I didn’t have to worry about controlling my attitude or my behavior; my heart was filled with the man’s pain. Feelings of sympathy and compassion flowed freely.
“Your wife just died? Oh, I’m so sorry. Can you tell me about it? What can I do to help?”
Everything changed in an instant.
Your conclusions are only as good as the information you have—and you almost never have the full story.
3. Actively seek disconfirming evidence
Don’t just consume information that agrees with you.
If you lean one way politically or philosophically, deliberately spend time with credible voices on the other side. Not the loudest or most extreme—look for the most thoughtful.
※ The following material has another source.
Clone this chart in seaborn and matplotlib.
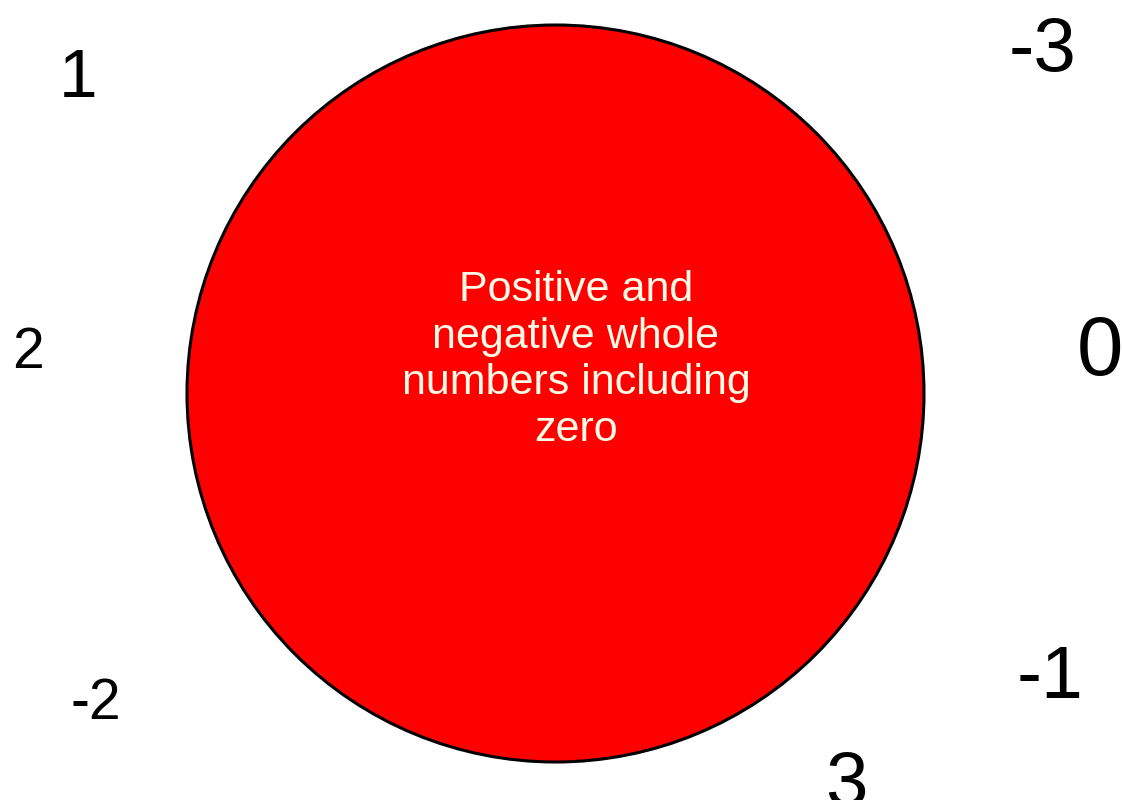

The goal isn’t to switch sides. It’s to understand the strongest version of the opposing argument, not the weakest.
That’s where real thinking begins.
4. Argue the other side
In college, my favorite extracurricular activity was serving on the national debate team.
In half of the debate rounds, my partner and I would argue an affirmative case for a legislative change—often a compelling issue of national controversy.
In the other half of the rounds, we would argue against a proposal—often the exact same idea we had earlier advocated.
That experience forced us to fully understand all of the nuances of arguments for and against a position. You couldn’t rely on talking points.
You had to understand the underlying logic, the assumptions, and the trade-offs on both sides.
It sharpened our ability to think critically, evaluate evidence and, most importantly, change our minds when presented with better arguments.
Before you finalize a decision, ask yourself:
If I had to argue against this, what would I say?
If you can’t answer that, you don’t understand your own position as well as you think.
5. Beware of “being right”
Once we publicly take a position, we become far more likely to defend it—even in the face of contradictory evidence. It becomes part of our identity.
Being right feels good.
But getting it right is what matters.
Those are not the same thing.
6. Challenge your self-limiting beliefs
The most dangerous beliefs aren’t political or philosophical.
They’re personal.
“I’m not good at that.”
“I’ve never been able to…”
“That’s just not who I am.”
These beliefs quietly shape decisions, limit risk-taking and keep us in familiar patterns.
Fear often sits underneath them—what’s sometimes called FEAR: False Evidence Appearing Real.
And unlike opinions about the world, these beliefs directly affect the trajectory of your life.
They’re worth examining.
I’m not suggesting you abandon your beliefs or change them on a whim.
But you should fully understand them.
Try this:
Pick one belief—about your business, your personal relationship or yourself.
How did you come to that conclusion?
Is it still valid?
What evidence would change your mind?
Because some things are true whether you believe them or not.
The question is whether you’re willing to find out.